An Unfortunate Descent Into Rock Criticism: GQ And Editor-Rock

There is a kind of band and musician that I like to call

There is a kind of band and musician that I like to call “editor-rock.”

They are white, intellectual (or at least semi-intellectual), ineffectual, and generally namby-pamby, albeit with occasional forays into, you know, distorted guitars. No aggression. It’s very polite and well-mannered—way too much so, in fact—for rock music. It’s music for the head, and not the hips and gut. Judging from most ratios of sales-to-coverage-in-glossy-magazines, it’s beloved primarily by magazine editors in major cities. (But, as you may have guessed, editor-rock is not beloved by me.) Editor-rock is: Aimee Mann, the entire genre of alt-country and Wilco in particular, Radiohead (the polite lunatic fringe of editor-rock), Jonathan Richman/Modern Lovers, New Pornographers, Arcade Fire, Belle & Sebastian, Fountains of Wayne … Bruce Springsteen is an older, mainstreamed version of magazine-editor rock. REM practically invented the form. A classic editor-rock move is to describe the new Bob Dylan record as being “his best since Blood on the Tracks.”

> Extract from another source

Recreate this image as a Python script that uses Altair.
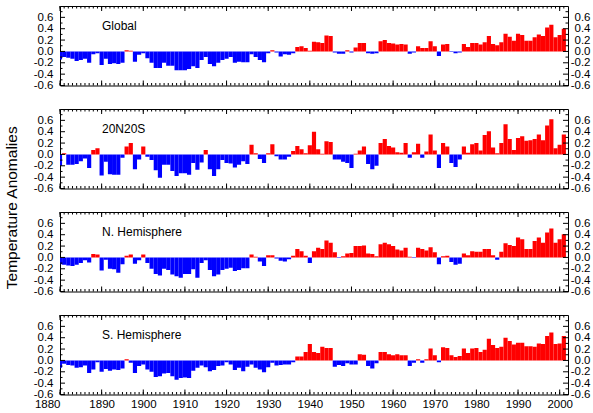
import altair as alt
import pandas as pd

years = list(range(1880, 2002))

global_vals = [
    -0.14, -0.10, -0.11, -0.13, -0.17, -0.15, -0.13, -0.20, -0.05, -0.03,
    -0.24, -0.13, -0.22, -0.21, -0.22, -0.20, 0.02, 0.01, -0.18, -0.06,
    -0.03, -0.12, -0.20, -0.29, -0.29, -0.20, -0.25, -0.25, -0.33, -0.33,
    -0.33, -0.31, -0.26, -0.29, -0.15, -0.10, -0.22, -0.26, -0.20, -0.15,
    -0.13, -0.10, -0.20, -0.18, -0.19, -0.19, -0.05, -0.10, -0.15, -0.19,
    -0.03, 0.02, -0.02, -0.09, -0.05, -0.06, -0.03, 0.08, 0.09, 0.06,
    0.01, 0.17, 0.16, 0.15, 0.28, 0.27, -0.02, -0.04, -0.04, 0.02,
    -0.02, 0.07, 0.15, 0.15, -0.03, -0.04, -0.03, 0.18, 0.20, 0.15,
    0.14, 0.12, 0.13, 0.12, -0.04, -0.02, 0.09, 0.06, 0.06, 0.18,
    0.09, -0.08, 0.12, 0.13, -0.01, -0.03, -0.02, 0.13, 0.08, 0.15,
    0.15, 0.12, 0.16, 0.27, 0.13, 0.11, 0.16, 0.31, 0.26, 0.19,
    0.31, 0.29, 0.19, 0.19, 0.25, 0.30, 0.27, 0.42, 0.47, 0.25,
    0.29, 0.40,
]

tropics_vals = [
    -0.20, 0.02, -0.18, -0.18, -0.17, -0.12, -0.07, -0.24, 0.08, 0.11,
    -0.37, -0.13, -0.35, -0.36, -0.36, -0.06, 0.14, 0.20, -0.26, -0.09,
    0.14, -0.04, -0.10, -0.28, -0.41, -0.18, -0.18, -0.29, -0.38, -0.33,
    -0.33, -0.36, -0.15, -0.27, -0.14, 0.08, -0.26, -0.38, -0.26, -0.10,
    -0.15, -0.16, -0.23, -0.18, -0.12, -0.17, 0.17, 0.02, -0.08, -0.15,
    0.02, 0.18, -0.03, -0.09, -0.09, -0.04, 0.06, 0.15, 0.09, 0.02,
    0.16, 0.40, 0.09, 0.01, 0.23, 0.22, -0.09, -0.09, -0.13, -0.15,
    -0.24, 0.01, 0.07, 0.14, -0.17, -0.26, -0.20, 0.20, 0.27, 0.15,
    0.12, 0.04, 0.03, 0.20, -0.06, 0.04, 0.19, -0.06, 0.05, 0.35,
    0.07, -0.24, 0.20, 0.14, -0.15, -0.22, -0.09, 0.14, 0.03, 0.18,
    0.20, 0.07, 0.34, 0.41, 0.12, 0.02, 0.20, 0.53, 0.27, 0.08,
    0.29, 0.32, 0.24, 0.25, 0.27, 0.35, 0.25, 0.51, 0.62, 0.11,
    0.17, 0.35,
]

nh_vals = [
    -0.12, -0.13, -0.14, -0.15, -0.13, -0.10, -0.05, -0.09, 0.06, 0.05,
    -0.23, -0.04, -0.20, -0.21, -0.27, -0.12, 0.03, 0.05, -0.11, -0.05,
    0.05, -0.10, -0.20, -0.29, -0.32, -0.20, -0.22, -0.30, -0.33, -0.36,
    -0.29, -0.29, -0.21, -0.36, -0.10, -0.05, -0.22, -0.33, -0.30, -0.22,
    -0.20, -0.18, -0.24, -0.22, -0.19, -0.19, 0.05, 0.01, -0.07, -0.15,
    0.04, 0.04, -0.02, -0.06, -0.07, -0.03, 0.03, 0.15, 0.11, 0.03,
    -0.10, 0.11, 0.17, 0.15, 0.30, 0.26, 0.09, -0.01, 0.02, 0.07,
    0.08, 0.20, 0.20, 0.21, 0.07, 0.06, 0.02, 0.23, 0.26, 0.23,
    0.20, 0.14, 0.12, 0.17, 0.01, -0.01, 0.17, 0.15, 0.12, 0.18,
    0.09, -0.12, 0.02, 0.03, -0.08, -0.13, -0.11, 0.07, 0.04, 0.11,
    0.10, 0.10, 0.15, 0.15, 0.04, -0.04, 0.10, 0.25, 0.22, 0.20,
    0.35, 0.32, 0.15, 0.15, 0.29, 0.35, 0.26, 0.44, 0.51, 0.26,
    0.32, 0.41,
]

sh_vals = [
    -0.13, -0.06, -0.08, -0.09, -0.13, -0.12, -0.09, -0.22, -0.16, -0.03,
    -0.20, -0.15, -0.18, -0.16, -0.17, -0.14, 0.02, -0.04, -0.22, -0.10,
    -0.07, -0.16, -0.20, -0.29, -0.28, -0.23, -0.22, -0.28, -0.34, -0.31,
    -0.30, -0.31, -0.18, -0.13, -0.09, -0.12, -0.19, -0.17, -0.10, -0.09,
    -0.03, -0.07, -0.17, -0.13, -0.19, -0.11, -0.07, -0.13, -0.16, -0.21,
    -0.12, -0.04, -0.09, -0.08, -0.07, -0.07, -0.03, 0.07, 0.07, 0.15,
    0.29, 0.15, 0.13, 0.24, 0.22, 0.22, -0.11, -0.08, -0.10, -0.05,
    -0.07, -0.07, 0.11, 0.10, -0.10, -0.14, -0.05, 0.15, 0.15, 0.11,
    0.09, 0.11, 0.09, 0.09, -0.10, -0.04, 0.02, -0.04, 0.02, 0.21,
    0.09, -0.03, 0.23, 0.22, 0.09, 0.06, 0.08, 0.21, 0.13, 0.21,
    0.22, 0.15, 0.19, 0.38, 0.27, 0.22, 0.24, 0.40, 0.34, 0.28,
    0.31, 0.31, 0.25, 0.25, 0.24, 0.30, 0.29, 0.43, 0.49, 0.29,
    0.30, 0.43,
]

panel_names = ["Global", "20N20S", "N. Hemisphere", "S. Hemisphere"]
panel_values = [global_vals, tropics_vals, nh_vals, sh_vals]

x_label_years = list(range(1880, 2001, 10))
y_label_values = [-0.6, -0.4, -0.2, 0.0, 0.2, 0.4, 0.6]
y_minor_values = [-0.5, -0.3, -0.1, 0.1, 0.3, 0.5, 0.7]
tick_years = list(range(1880, 2002))

W, H = 508, 79.5
FONT = "Liberation Sans"
RED, BLUE = "#ff0000", "#0000ff"
LABEL_EXPR = "(datum.value < 0 ? '-' : '') + format(abs(datum.value), '.1f')"


def panel(name, vals, show_x):
    assert len(vals) == len(years)
    df = pd.DataFrame({"year": years, "value": vals})
    xscale = alt.Scale(domain=[1880, 2002], nice=False, zero=False)
    yscale = alt.Scale(domain=[-0.6, 0.8], nice=False, zero=False)

    if show_x:
        xaxis = alt.Axis(
            values=x_label_years, format="d", title=None, domain=False,
            ticks=False, grid=False, labelFont=FONT, labelFontSize=11.5,
            labelColor="black", labelPadding=4, labelFlush=False,
            labelOverlap=False,
            labelAlign={"condition": {"test": "datum.value == 1880", "value": "right"},
                        "value": "center"},
        )
    else:
        xaxis = None

    left_axis = alt.Axis(
        values=y_label_values, title=None, domain=False, ticks=False,
        grid=False, labelFont=FONT, labelFontSize=11.5, labelColor="black",
        labelExpr=LABEL_EXPR, labelPadding=7, labelOverlap=False,
    )
    right_axis = alt.Axis(
        orient="right", values=y_label_values, title=None, domain=False,
        ticks=False, grid=False, labelFont=FONT, labelFontSize=11.5,
        labelColor="black", labelExpr=LABEL_EXPR, labelPadding=22,
        labelAlign="right", labelOverlap=False,
    )

    bars = alt.Chart(df).transform_calculate(
        x0="datum.year - 0.5", x1="datum.year + 0.5"
    ).mark_bar(strokeWidth=0, clip=True).encode(
        x=alt.X("x0:Q", scale=xscale, axis=xaxis),
        x2="x1:Q",
        y=alt.Y("value:Q", scale=yscale, axis=left_axis),
        y2=alt.datum(0),
        color=alt.condition("datum.value >= 0", alt.value(RED), alt.value(BLUE)),
    )

    tdf = pd.DataFrame({"t": tick_years})
    minor_top = alt.Chart(tdf).mark_rule(color="black", strokeWidth=1).encode(
        x=alt.X("t:Q", scale=xscale, axis=None), y=alt.value(0), y2=alt.value(2.5))
    minor_bot = alt.Chart(tdf).mark_rule(color="black", strokeWidth=1).encode(
        x=alt.X("t:Q", scale=xscale, axis=None), y=alt.value(H), y2=alt.value(H - 2.5))
    major_top = alt.Chart(tdf).transform_filter("datum.t % 10 == 0").mark_rule(
        color="black", strokeWidth=1).encode(
        x=alt.X("t:Q", scale=xscale, axis=None), y=alt.value(0), y2=alt.value(5))
    major_bot = alt.Chart(tdf).transform_filter("datum.t % 10 == 0").mark_rule(
        color="black", strokeWidth=1).encode(
        x=alt.X("t:Q", scale=xscale, axis=None), y=alt.value(H), y2=alt.value(H - 5))

    ymaj = pd.DataFrame({"v": y_label_values})
    ymin = pd.DataFrame({"v": y_minor_values})
    left_major = alt.Chart(ymaj).mark_rule(color="black", strokeWidth=1).encode(
        y=alt.Y("v:Q", scale=yscale, axis=None), x=alt.value(0), x2=alt.value(5))
    left_minor = alt.Chart(ymin).mark_rule(color="black", strokeWidth=1).encode(
        y=alt.Y("v:Q", scale=yscale, axis=None), x=alt.value(0), x2=alt.value(2.5))
    right_major = alt.Chart(ymaj).mark_rule(color="black", strokeWidth=1).encode(
        y=alt.Y("v:Q", scale=yscale, axis=right_axis), x=alt.value(W), x2=alt.value(W - 5))
    right_minor = alt.Chart(ymin).mark_rule(color="black", strokeWidth=1).encode(
        y=alt.Y("v:Q", scale=yscale, axis=None), x=alt.value(W), x2=alt.value(W - 2.5))

    label = alt.Chart(pd.DataFrame({"name": [name]})).mark_text(
        align="left", baseline="alphabetic", font=FONT, fontSize=12, color="black"
    ).encode(text="name:N", x=alt.value(42), y=alt.value(24))

    return alt.layer(
        bars, minor_top, minor_bot, major_top, major_bot,
        left_major, left_minor, right_major, right_minor, label,
    ).resolve_scale(x="independent", y="independent").properties(width=W, height=H)


panels = [
    panel(n, v, i == len(panel_names) - 1)
    for i, (n, v) in enumerate(zip(panel_names, panel_values))
]

chart = alt.vconcat(*panels, spacing=16).properties(
    title=alt.TitleParams(
        "Temperature Anomalies", orient="left", anchor="middle",
        font=FONT, fontSize=15.5, fontWeight="normal", color="black", offset=12,
    ),
    padding={"left": 5, "top": 5, "right": 2, "bottom": 2},
    background="white",
).configure_view(stroke="black", strokeWidth=1)

chart.save("out.html", embed_options={"renderer": "svg", "actions": False})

Editor rock is not: Slayer, Dizzee Rascal, Black Flag, Boredoms, Marianne Faithful (“Broken English”-era), Melvins, Funkadelic, Black Dice, High on Fire, Stooges, Public Image Limited, Magma, Nico (solo), Kyuss, and King Crimson and Miles Davis at their most aggressive and tightly-wound.

In the new issue of GQ, there is an article on the Unsung Heroes of Music, for which GQ asked a bunch of writers and (a few) musicians to submit their “unsung heroes.” Their 13 choices overweeningly tend towards to the namb:

Jonathan Richman (natch!) Sex Clark Five (a short-lived Southern guitar pop band with severe editor-rock tendencies. UPDATE 5/1: Sex Clark Five actually lasted way longer than a band that you’d describe as “short-lived.” ) The Silos (described in the piece with this question: “Aren’t they the ones who invented alt-country?”) The Wedding Present (along with The Pixies, the distorted end of editor-rock.) The June Brides Sonny Bono Harry Nilsson Kate Bush (from Outkast’s Big Boi—oh, man, what were you thinkin’?) Mink DeVille

The article is not on GQ’s Web site, but an invitation to vote on your favorite “unsung hero” is (scroll down). As long as your choices for unsugn hero are Sonny Bono, Harry Nilsson, Jonathan Richman, Kate Bush, or The Wedding Present, that is.

Props to fired radio host David Lee Roth for selecting nine-piece soul band Cold Blood, to novelist George Saunders for choosing composer John Adams, and to novelist Matt Klam for shouting-out to twentysomething soul singer Jaheim, all of whom break up the monotony a bit.

Because: What a list. Nothing aggressive, no metal, barely anything funky or otherwise seriously danceable, no punk or hardcore, nothing spacey or art-y or … well, anything that meanders far from the tired confines of editor-rock.

What a very crabbed and small view of what constitutes good music.

(Disclosures: In a previous freelance life, I wrote about some non-editor-rock rock music for GQ, which was edited [and quite well, I might add] by current editor-in-chief Jim Nelson. In an ongoing alternate life, I’ve recorded, performed, and toured with a series of bands.)